While on the podcast, Joseph discussed the lengthy and unorthodox process of turning his project into a feature film, which included bringing artists, journalists, and thinkers aboard, including Jafa, Bradford Young, Onye Anyanwu, Saidiya Hartman, Kaneza Schaal, Garrett Bradley, Raven Jackson, Jomo Fray, Dionne Brand, Christina Sharpe, Kristen Adele Calhoun, Irvin Hunt, and Madebo Fatunde, alongside musican Klein (who wrote the score), and with Lynch and Rogers continuing to work alongside Joseph in the editing room.

Presumably, the extended time frame it took to complete “BLKNWS: Terms & Conditions” exasperated A24, which had announced a 2024 release date and quietly abandoned the project, leaving Joseph to finish it on his own.
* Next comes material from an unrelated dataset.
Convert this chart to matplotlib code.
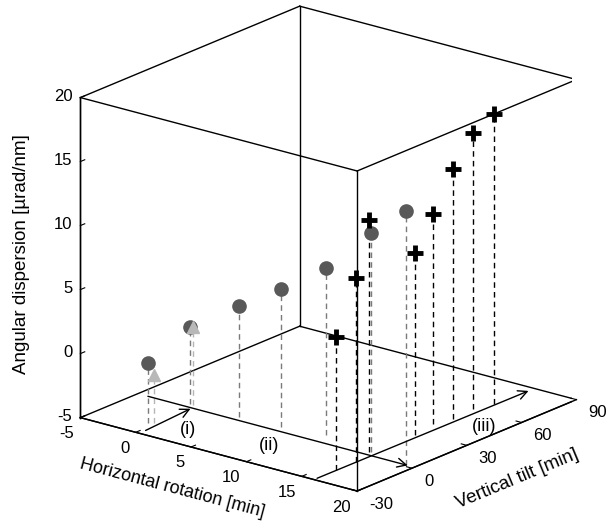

When Participant and Joseph parted ways at Sundance, Rich Spirit stepped in to rescue what is one of 2025’s most exciting and boundary-pushing releases.

The release marks the first major project from Rich Spirit, an independent film label dedicated to amplifying voices from the global diaspora. The studio previously co-released Ali Abbasi’s “The Apprentice” with Briarcliff Entertainment, helping rescue the controversial film from financiers who had abandoned the project and turn it into an awards contender.